There are five common ways to translate video. The method you choose will depend on the size of your budget; the objectives of the video; and the audience’s preferences. We look at the pros and cons of each.
What is it? The narrator (off-screen voice), is replaced with a voice-over translation. This is the most common way to translate video and is used in everything from documentaries, corporate videos and TV commercials.
Considerations: The quality of the translation of the voice-over script is extremely important. If the script has been translated too literally or has not been condensed to fit the time constraints the performance will suffer. Casting a voice artist that matches the style of the original performance requires the help of a multi-lingual voice-over agency. Voice-over is often used in conjunction with subtitles, UN style voice-over, and/or translating the on-screen text and graphics.

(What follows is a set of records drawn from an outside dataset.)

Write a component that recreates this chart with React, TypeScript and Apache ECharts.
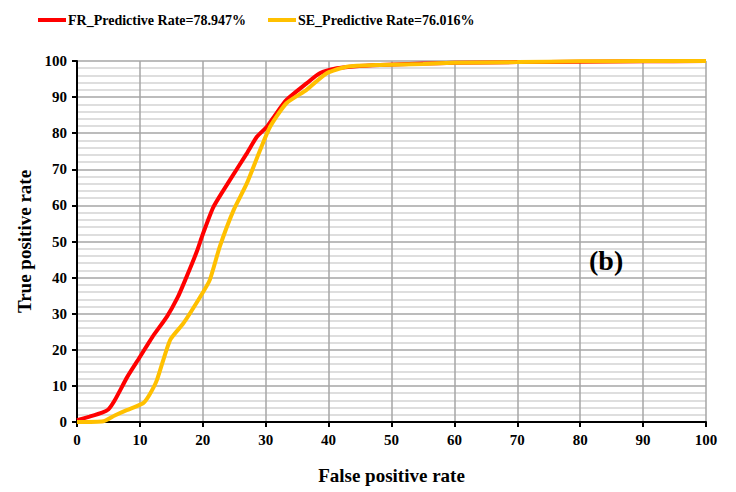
import React, { useEffect, useRef } from "react";
import * as echarts from "echarts";

const frX = [0, 2, 4, 5, 6, 8, 10, 12, 14.3, 16, 17.2, 19, 20, 21.7, 24.3, 27, 28.6, 30.2, 31.5, 33.3, 36.5, 38.6, 41.3, 44, 48.2, 55, 60, 70, 80, 90, 100];
const frY = [0.5, 1.5, 2.6, 3.5, 6, 12.5, 18, 23.6, 29.2, 34.5, 39.3, 47, 52, 59.6, 67, 74.4, 79, 81.8, 85, 89.2, 93.8, 96.6, 98, 98.5, 98.9, 99.3, 99.5, 99.7, 99.8, 99.9, 100];
const seX = [0, 4.2, 6, 7.9, 10.5, 11.5, 12.7, 14.8, 16.9, 19.6, 21.1, 22.7, 24.9, 27, 29.1, 30.7, 33.3, 36.5, 39.7, 42.9, 48.2, 55, 60, 70, 80, 90, 100];
const seY = [0, 0.2, 1.8, 3.3, 5.2, 7.5, 11.6, 22.7, 27.3, 34.7, 39.3, 48.6, 58.7, 66.1, 75.3, 81.8, 88.3, 92, 96.6, 98.4, 98.9, 99.2, 99.5, 99.7, 99.9, 100, 100];

const frName = "FR_Predictive Rate=78.947%";
const seName = "SE_Predictive Rate=76.016%";

export default function App() {
  const ref = useRef<HTMLDivElement>(null);
  useEffect(() => {
    document.body.style.margin = "0";
    const chart = echarts.init(ref.current!, null, { renderer: "svg" });
    const font = "Liberation Serif";
    const legendBase = {
      top: 8,
      itemWidth: 28,
      itemHeight: 4,
      icon: "rect",
      textStyle: { fontFamily: font, fontSize: 14, fontWeight: "bold", color: "#000", padding: [0, 0, 0, -3] },
    };
    chart.setOption({
      animation: false,
      textStyle: { fontFamily: font },
      title: {
        text: "(b)",
        left: 584,
        top: 241,
        textStyle: { fontFamily: font, fontSize: 28, fontWeight: "bold", color: "#000" },
      },
      legend: [
        { ...legendBase, left: 33, data: [frName] },
        { ...legendBase, left: 263, data: [seName] },
      ],
      grid: { left: 77, right: 30, top: 61, bottom: 70 },
      xAxis: {
        type: "value",
        min: 0,
        max: 100,
        interval: 10,
        name: "False positive rate",
        nameLocation: "middle",
        nameGap: 44,
        nameTextStyle: { fontFamily: font, fontSize: 19, fontWeight: "bold", color: "#000" },
        axisLine: { show: true, onZero: false, lineStyle: { color: "#000", width: 2 } },
        axisTick: { show: true, length: 5, lineStyle: { color: "#000", width: 2 } },
        axisLabel: { fontFamily: font, fontSize: 15, fontWeight: "bold", color: "#000", margin: 10 },
        splitLine: { show: true, lineStyle: { color: "#a6a6a6", width: 1.5 } },
      },
      yAxis: {
        type: "value",
        min: 0,
        max: 100,
        interval: 10,
        name: "True positive rate",
        nameLocation: "middle",
        nameGap: 42,
        nameTextStyle: { fontFamily: font, fontSize: 19, fontWeight: "bold", color: "#000" },
        axisLine: { show: true, lineStyle: { color: "#000", width: 2 } },
        axisTick: { show: true, length: 5, lineStyle: { color: "#000", width: 2 } },
        axisLabel: { fontFamily: font, fontSize: 15, fontWeight: "bold", color: "#000", margin: 10 },
        splitLine: { show: true, lineStyle: { color: "#a6a6a6", width: 1.5 } },
        minorTick: { show: false, splitNumber: 5 },
        minorSplitLine: { show: true, lineStyle: { color: "#d3d3d3", width: 1.5 } },
      },
      series: [
        {
          name: frName,
          type: "line",
          smooth: 0.2,
          symbol: "none",
          lineStyle: { color: "#ff0000", width: 4 },
          itemStyle: { color: "#ff0000" },
          data: frX.map((x, i) => [x, frY[i]]),
          z: 3,
        },
        {
          name: seName,
          type: "line",
          smooth: 0.2,
          symbol: "none",
          lineStyle: { color: "#ffc000", width: 4 },
          itemStyle: { color: "#ffc000" },
          data: seX.map((x, i) => [x, seY[i]]),
          z: 4,
        },
      ],
    });
    return () => chart.dispose();
  }, []);
  return <div ref={ref} style={{ width: 736, height: 492 }} />;
}
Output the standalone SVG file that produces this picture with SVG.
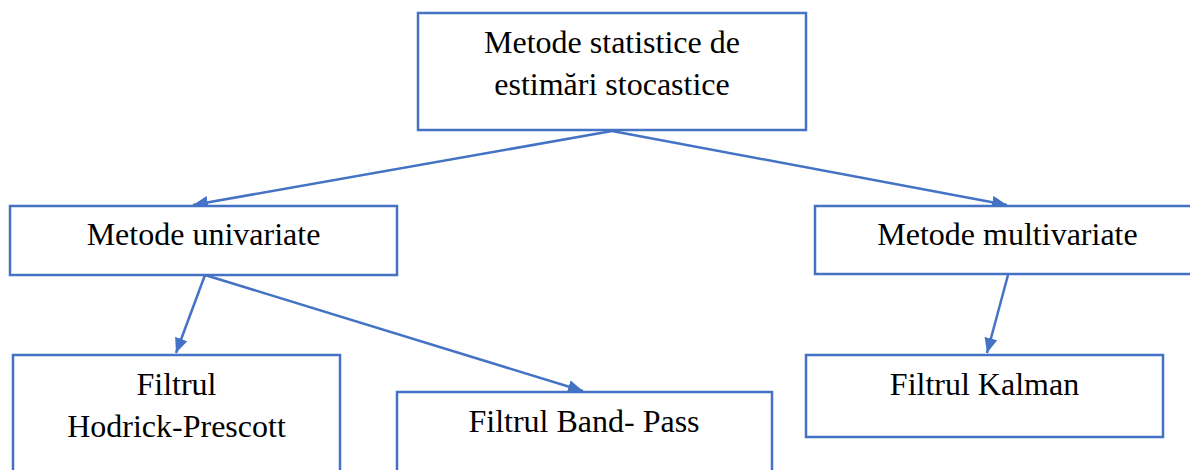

Cost? The cost of voice-over can vary wildly depending on the voice talent selected and whether the video is being used to advertise a product or service (in which case a usage fee may apply). Check out the Matinée FAQ pages for more information about calculating voice-over costs.
2. Lip-sync dubbing
What is it? The actors’ voices are replaced (dubbed) with foreign actors. Commonly used in video games, animations, film.
Considerations: Lip-Sync dubbing requires extensive preparatory work to adapt the translated scripts, not only to fit within the original audio’s time constraints, but also to ensure the translated audio mimics the actors’ lip movements as closely as possible.
Producing lip-sync recordings is a very time consuming process and the final result can often be questionable – you never get a perfect lip-sync. Modern cinema goers generally prefer to hear the original audio with subtitles/captions, but lip-sync dubbing is often the preferred option in countries with high levels of illiteracy.
Cost? Lip-sync dubbing is generally the most expensive method of translating video. Check out the Matinée FAQ pages for more information about calculating voice-over dubbing costs.
3. UN Style Voice-over
What is it? The original voice(s) can still be heard in the background and the translated voice-over acts as an interpreter. Commonly used in films with a serious subject matter with the subject talking directly to camera (talking head).
Considerations: A UN Style voice-over is a perfect fit for films with a serious subject matter, which is why it’s often used in documentaries and in news broadcast. The translation summarises what is being said, without altering the meaning. As with voice-over translation, it’s important that the scripts have been translated referencing the time constraints in the original audio.
Cost? The cost will depend on the number of voices required. A UN style voice-over is often a similar cost to a standard voice-over, but usage fees are rarely paid since the voice-over is acting as interpreter, and their performance isn’t critical to the video. Check out the Matinée FAQ pages for more information about calculating voice-over costs.
4. Subtitles/closed captions
What is it? A written rendering of the dialogue typically placed in the bottom-centre of the screen. Commonly used in broadcast, films, news and corporate video.
Considerations: Subtitles / Closed Captions are the most cost-effective way of translating video. It’s often a preferred alternative to lip-sync dubbing, or a UN style voice-over when actors or presenters are speaking to the camera. However subtitles require a real commitment from the viewer, and aren’t the best option for a passive audience. This means they are rarely used in TV Commercials, or promos.
Cost? Subtitling is generally the most cost-effective way to translate video. Check out the Matinée FAQ pages for more information about calculating voice-over costs.
5. On-screen Text / Captions
What is it? A translation of the on-screen text and graphics used throughout the video. An important consideration for any video relying on text to convey messages to the viewer.
Considerations: Animated on-screen text, title slates and captions are commonly used in video to communicate a variety of messages to the viewer. Many companies overlook the translation of on-screen text but it’s very important; without it your audience is not getting a complete translation.
It’s even more important when animated on-screen text is used as the primary tool to punctuate the message. Don’t ever consider subtitling a video which uses lots of on-screen text as it will make it very difficult for the viewer to read both and understand the message.
The video translation agency will need the video source files (e.g. Adobe After Effects, Adobe Premier or Final Cut Pro) to professionally translate the on-screen text. And without the source files it will take extra time, cost more and most importantly not look as good.
Cost? The cost to translate on-screen text depends on many factors. We always have an engineer review the source files before confirming the time and cost required.